(Records with drawing code)
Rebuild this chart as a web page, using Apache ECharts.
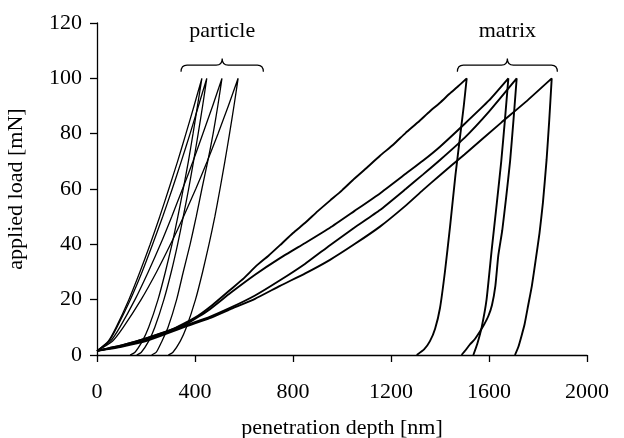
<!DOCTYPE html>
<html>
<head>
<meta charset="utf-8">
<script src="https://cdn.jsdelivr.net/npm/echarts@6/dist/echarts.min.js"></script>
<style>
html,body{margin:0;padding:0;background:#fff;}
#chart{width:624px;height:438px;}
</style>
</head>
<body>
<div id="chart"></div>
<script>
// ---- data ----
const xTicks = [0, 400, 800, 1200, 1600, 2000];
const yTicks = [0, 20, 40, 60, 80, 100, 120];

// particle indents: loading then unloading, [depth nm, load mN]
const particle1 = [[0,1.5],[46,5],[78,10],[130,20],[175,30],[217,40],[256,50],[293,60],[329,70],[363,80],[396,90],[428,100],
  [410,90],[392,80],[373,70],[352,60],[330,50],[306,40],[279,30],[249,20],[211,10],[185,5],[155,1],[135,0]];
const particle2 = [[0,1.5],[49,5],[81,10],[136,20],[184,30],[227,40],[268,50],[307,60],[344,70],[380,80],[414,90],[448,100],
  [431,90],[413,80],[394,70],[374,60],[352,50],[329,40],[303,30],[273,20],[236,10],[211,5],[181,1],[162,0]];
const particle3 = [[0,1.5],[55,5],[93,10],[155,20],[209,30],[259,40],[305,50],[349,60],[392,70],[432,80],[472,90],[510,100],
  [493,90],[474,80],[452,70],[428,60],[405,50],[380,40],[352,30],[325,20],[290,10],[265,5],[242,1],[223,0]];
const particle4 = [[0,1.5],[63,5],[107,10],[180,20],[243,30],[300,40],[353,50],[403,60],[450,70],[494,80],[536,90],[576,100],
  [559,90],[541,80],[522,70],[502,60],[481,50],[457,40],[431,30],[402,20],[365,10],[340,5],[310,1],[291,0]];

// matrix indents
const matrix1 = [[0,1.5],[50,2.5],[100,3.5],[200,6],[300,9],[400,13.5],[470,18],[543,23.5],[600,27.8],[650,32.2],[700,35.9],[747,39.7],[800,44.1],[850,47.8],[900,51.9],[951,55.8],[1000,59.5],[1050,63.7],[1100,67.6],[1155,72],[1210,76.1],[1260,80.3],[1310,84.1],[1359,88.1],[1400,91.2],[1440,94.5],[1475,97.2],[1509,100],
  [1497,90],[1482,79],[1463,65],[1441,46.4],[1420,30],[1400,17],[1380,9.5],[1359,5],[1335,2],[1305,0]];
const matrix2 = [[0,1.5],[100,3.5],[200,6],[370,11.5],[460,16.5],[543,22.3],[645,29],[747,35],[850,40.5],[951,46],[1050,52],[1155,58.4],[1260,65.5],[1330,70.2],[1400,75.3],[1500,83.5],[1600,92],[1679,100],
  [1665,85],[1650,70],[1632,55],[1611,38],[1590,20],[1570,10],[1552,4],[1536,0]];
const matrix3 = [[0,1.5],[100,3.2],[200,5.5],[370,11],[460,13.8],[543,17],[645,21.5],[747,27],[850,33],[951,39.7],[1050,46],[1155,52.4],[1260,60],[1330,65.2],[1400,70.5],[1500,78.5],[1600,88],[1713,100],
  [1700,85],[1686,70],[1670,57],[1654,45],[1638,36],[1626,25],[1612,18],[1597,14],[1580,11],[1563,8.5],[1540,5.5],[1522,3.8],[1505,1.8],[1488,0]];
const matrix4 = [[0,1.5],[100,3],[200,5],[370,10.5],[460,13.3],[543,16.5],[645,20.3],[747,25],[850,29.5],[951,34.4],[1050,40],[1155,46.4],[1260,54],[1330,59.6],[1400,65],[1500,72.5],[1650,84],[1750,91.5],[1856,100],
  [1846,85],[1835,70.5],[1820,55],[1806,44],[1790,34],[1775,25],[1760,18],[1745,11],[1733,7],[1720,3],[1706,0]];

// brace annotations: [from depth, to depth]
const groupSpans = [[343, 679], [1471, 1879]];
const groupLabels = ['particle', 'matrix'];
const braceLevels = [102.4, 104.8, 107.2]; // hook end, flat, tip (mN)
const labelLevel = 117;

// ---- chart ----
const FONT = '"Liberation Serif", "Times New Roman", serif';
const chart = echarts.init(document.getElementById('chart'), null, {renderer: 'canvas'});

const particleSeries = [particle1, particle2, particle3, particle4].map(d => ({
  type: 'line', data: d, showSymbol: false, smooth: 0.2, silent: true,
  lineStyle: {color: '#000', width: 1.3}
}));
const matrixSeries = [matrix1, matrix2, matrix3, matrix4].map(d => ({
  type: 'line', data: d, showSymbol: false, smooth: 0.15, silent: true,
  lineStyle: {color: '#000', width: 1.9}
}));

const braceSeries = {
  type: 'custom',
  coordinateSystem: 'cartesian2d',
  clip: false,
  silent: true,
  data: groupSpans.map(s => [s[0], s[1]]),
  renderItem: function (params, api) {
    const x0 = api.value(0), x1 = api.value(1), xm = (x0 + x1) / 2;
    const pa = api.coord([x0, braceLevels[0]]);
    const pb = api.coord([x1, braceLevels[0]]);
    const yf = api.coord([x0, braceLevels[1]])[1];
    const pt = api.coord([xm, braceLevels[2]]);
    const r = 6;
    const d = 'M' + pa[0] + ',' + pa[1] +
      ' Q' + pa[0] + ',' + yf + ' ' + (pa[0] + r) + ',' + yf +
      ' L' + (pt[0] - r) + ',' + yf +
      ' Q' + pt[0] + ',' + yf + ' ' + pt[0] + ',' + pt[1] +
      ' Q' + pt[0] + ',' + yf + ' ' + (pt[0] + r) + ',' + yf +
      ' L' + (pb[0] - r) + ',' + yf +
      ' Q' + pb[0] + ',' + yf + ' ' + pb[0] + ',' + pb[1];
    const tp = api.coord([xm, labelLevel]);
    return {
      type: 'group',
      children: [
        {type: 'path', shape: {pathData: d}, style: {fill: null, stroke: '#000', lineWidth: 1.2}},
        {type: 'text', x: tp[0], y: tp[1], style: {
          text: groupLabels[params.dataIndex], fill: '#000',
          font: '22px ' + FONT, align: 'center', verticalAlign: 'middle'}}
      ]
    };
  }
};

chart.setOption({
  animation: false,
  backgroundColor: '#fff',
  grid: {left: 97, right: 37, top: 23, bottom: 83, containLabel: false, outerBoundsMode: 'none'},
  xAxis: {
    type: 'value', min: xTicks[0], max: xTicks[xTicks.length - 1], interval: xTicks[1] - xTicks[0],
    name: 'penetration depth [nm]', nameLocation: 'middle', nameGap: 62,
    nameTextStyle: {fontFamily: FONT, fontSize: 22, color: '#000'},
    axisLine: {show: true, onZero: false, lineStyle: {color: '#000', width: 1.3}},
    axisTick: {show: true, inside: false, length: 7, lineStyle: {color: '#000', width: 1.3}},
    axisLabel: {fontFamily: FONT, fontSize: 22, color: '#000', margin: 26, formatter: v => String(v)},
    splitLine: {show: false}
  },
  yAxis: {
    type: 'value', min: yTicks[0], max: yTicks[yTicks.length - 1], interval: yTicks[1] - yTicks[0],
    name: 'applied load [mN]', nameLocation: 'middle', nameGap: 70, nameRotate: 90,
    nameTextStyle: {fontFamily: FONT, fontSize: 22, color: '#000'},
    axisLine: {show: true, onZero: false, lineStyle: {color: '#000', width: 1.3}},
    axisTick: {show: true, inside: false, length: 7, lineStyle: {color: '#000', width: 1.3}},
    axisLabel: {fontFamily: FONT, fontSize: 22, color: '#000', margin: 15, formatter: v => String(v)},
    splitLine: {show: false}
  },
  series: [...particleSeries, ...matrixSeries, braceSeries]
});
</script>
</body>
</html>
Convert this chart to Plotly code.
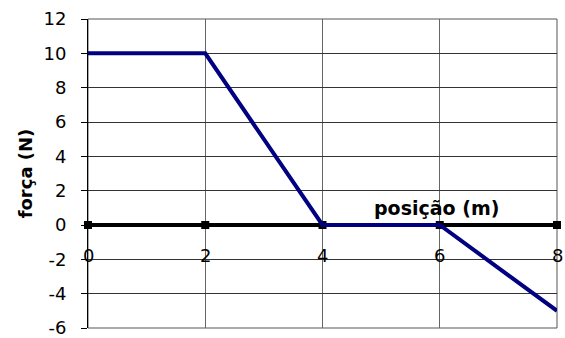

- Stated exercise:
Repeat all the records above exactly, leaving out any pictures.

- Result for this task:
Rebuild this chart as a web page, using Apache ECharts.
<!DOCTYPE html>
<html>
<head>
<meta charset="utf-8">
<script src="https://cdn.jsdelivr.net/npm/echarts@6/dist/echarts.min.js"></script>
<style>
html,body{margin:0;padding:0;background:#fff;}
#chart{width:624px;height:438px;}
</style>
</head>
<body>
<div id="chart"></div>
<script>
// ---- data ----
const xTicks = [0, 400, 800, 1200, 1600, 2000];
const yTicks = [0, 20, 40, 60, 80, 100, 120];

// particle indents: loading then unloading, [depth nm, load mN]
const particle1 = [[0,1.5],[46,5],[78,10],[130,20],[175,30],[217,40],[256,50],[293,60],[329,70],[363,80],[396,90],[428,100],
  [410,90],[392,80],[373,70],[352,60],[330,50],[306,40],[279,30],[249,20],[211,10],[185,5],[155,1],[135,0]];
const particle2 = [[0,1.5],[49,5],[81,10],[136,20],[184,30],[227,40],[268,50],[307,60],[344,70],[380,80],[414,90],[448,100],
  [431,90],[413,80],[394,70],[374,60],[352,50],[329,40],[303,30],[273,20],[236,10],[211,5],[181,1],[162,0]];
const particle3 = [[0,1.5],[55,5],[93,10],[155,20],[209,30],[259,40],[305,50],[349,60],[392,70],[432,80],[472,90],[510,100],
  [493,90],[474,80],[452,70],[428,60],[405,50],[380,40],[352,30],[325,20],[290,10],[265,5],[242,1],[223,0]];
const particle4 = [[0,1.5],[63,5],[107,10],[180,20],[243,30],[300,40],[353,50],[403,60],[450,70],[494,80],[536,90],[576,100],
  [559,90],[541,80],[522,70],[502,60],[481,50],[457,40],[431,30],[402,20],[365,10],[340,5],[310,1],[291,0]];

// matrix indents
const matrix1 = [[0,1.5],[50,2.5],[100,3.5],[200,6],[300,9],[400,13.5],[470,18],[543,23.5],[600,27.8],[650,32.2],[700,35.9],[747,39.7],[800,44.1],[850,47.8],[900,51.9],[951,55.8],[1000,59.5],[1050,63.7],[1100,67.6],[1155,72],[1210,76.1],[1260,80.3],[1310,84.1],[1359,88.1],[1400,91.2],[1440,94.5],[1475,97.2],[1509,100],
  [1497,90],[1482,79],[1463,65],[1441,46.4],[1420,30],[1400,17],[1380,9.5],[1359,5],[1335,2],[1305,0]];
const matrix2 = [[0,1.5],[100,3.5],[200,6],[370,11.5],[460,16.5],[543,22.3],[645,29],[747,35],[850,40.5],[951,46],[1050,52],[1155,58.4],[1260,65.5],[1330,70.2],[1400,75.3],[1500,83.5],[1600,92],[1679,100],
  [1665,85],[1650,70],[1632,55],[1611,38],[1590,20],[1570,10],[1552,4],[1536,0]];
const matrix3 = [[0,1.5],[100,3.2],[200,5.5],[370,11],[460,13.8],[543,17],[645,21.5],[747,27],[850,33],[951,39.7],[1050,46],[1155,52.4],[1260,60],[1330,65.2],[1400,70.5],[1500,78.5],[1600,88],[1713,100],
  [1700,85],[1686,70],[1670,57],[1654,45],[1638,36],[1626,25],[1612,18],[1597,14],[1580,11],[1563,8.5],[1540,5.5],[1522,3.8],[1505,1.8],[1488,0]];
const matrix4 = [[0,1.5],[100,3],[200,5],[370,10.5],[460,13.3],[543,16.5],[645,20.3],[747,25],[850,29.5],[951,34.4],[1050,40],[1155,46.4],[1260,54],[1330,59.6],[1400,65],[1500,72.5],[1650,84],[1750,91.5],[1856,100],
  [1846,85],[1835,70.5],[1820,55],[1806,44],[1790,34],[1775,25],[1760,18],[1745,11],[1733,7],[1720,3],[1706,0]];

// brace annotations: [from depth, to depth]
const groupSpans = [[343, 679], [1471, 1879]];
const groupLabels = ['particle', 'matrix'];
const braceLevels = [102.4, 104.8, 107.2]; // hook end, flat, tip (mN)
const labelLevel = 117;

// ---- chart ----
const FONT = '"Liberation Serif", "Times New Roman", serif';
const chart = echarts.init(document.getElementById('chart'), null, {renderer: 'canvas'});

const particleSeries = [particle1, particle2, particle3, particle4].map(d => ({
  type: 'line', data: d, showSymbol: false, smooth: 0.2, silent: true,
  lineStyle: {color: '#000', width: 1.3}
}));
const matrixSeries = [matrix1, matrix2, matrix3, matrix4].map(d => ({
  type: 'line', data: d, showSymbol: false, smooth: 0.15, silent: true,
  lineStyle: {color: '#000', width: 1.9}
}));

const braceSeries = {
  type: 'custom',
  coordinateSystem: 'cartesian2d',
  clip: false,
  silent: true,
  data: groupSpans.map(s => [s[0], s[1]]),
  renderItem: function (params, api) {
    const x0 = api.value(0), x1 = api.value(1), xm = (x0 + x1) / 2;
    const pa = api.coord([x0, braceLevels[0]]);
    const pb = api.coord([x1, braceLevels[0]]);
    const yf = api.coord([x0, braceLevels[1]])[1];
    const pt = api.coord([xm, braceLevels[2]]);
    const r = 6;
    const d = 'M' + pa[0] + ',' + pa[1] +
      ' Q' + pa[0] + ',' + yf + ' ' + (pa[0] + r) + ',' + yf +
      ' L' + (pt[0] - r) + ',' + yf +
      ' Q' + pt[0] + ',' + yf + ' ' + pt[0] + ',' + pt[1] +
      ' Q' + pt[0] + ',' + yf + ' ' + (pt[0] + r) + ',' + yf +
      ' L' + (pb[0] - r) + ',' + yf +
      ' Q' + pb[0] + ',' + yf + ' ' + pb[0] + ',' + pb[1];
    const tp = api.coord([xm, labelLevel]);
    return {
      type: 'group',
      children: [
        {type: 'path', shape: {pathData: d}, style: {fill: null, stroke: '#000', lineWidth: 1.2}},
        {type: 'text', x: tp[0], y: tp[1], style: {
          text: groupLabels[params.dataIndex], fill: '#000',
          font: '22px ' + FONT, align: 'center', verticalAlign: 'middle'}}
      ]
    };
  }
};

chart.setOption({
  animation: false,
  backgroundColor: '#fff',
  grid: {left: 97, right: 37, top: 23, bottom: 83, containLabel: false, outerBoundsMode: 'none'},
  xAxis: {
    type: 'value', min: xTicks[0], max: xTicks[xTicks.length - 1], interval: xTicks[1] - xTicks[0],
    name: 'penetration depth [nm]', nameLocation: 'middle', nameGap: 62,
    nameTextStyle: {fontFamily: FONT, fontSize: 22, color: '#000'},
    axisLine: {show: true, onZero: false, lineStyle: {color: '#000', width: 1.3}},
    axisTick: {show: true, inside: false, length: 7, lineStyle: {color: '#000', width: 1.3}},
    axisLabel: {fontFamily: FONT, fontSize: 22, color: '#000', margin: 26, formatter: v => String(v)},
    splitLine: {show: false}
  },
  yAxis: {
    type: 'value', min: yTicks[0], max: yTicks[yTicks.length - 1], interval: yTicks[1] - yTicks[0],
    name: 'applied load [mN]', nameLocation: 'middle', nameGap: 70, nameRotate: 90,
    nameTextStyle: {fontFamily: FONT, fontSize: 22, color: '#000'},
    axisLine: {show: true, onZero: false, lineStyle: {color: '#000', width: 1.3}},
    axisTick: {show: true, inside: false, length: 7, lineStyle: {color: '#000', width: 1.3}},
    axisLabel: {fontFamily: FONT, fontSize: 22, color: '#000', margin: 15, formatter: v => String(v)},
    splitLine: {show: false}
  },
  series: [...particleSeries, ...matrixSeries, braceSeries]
});
</script>
</body>
</html>
Convert this chart to Plotly code.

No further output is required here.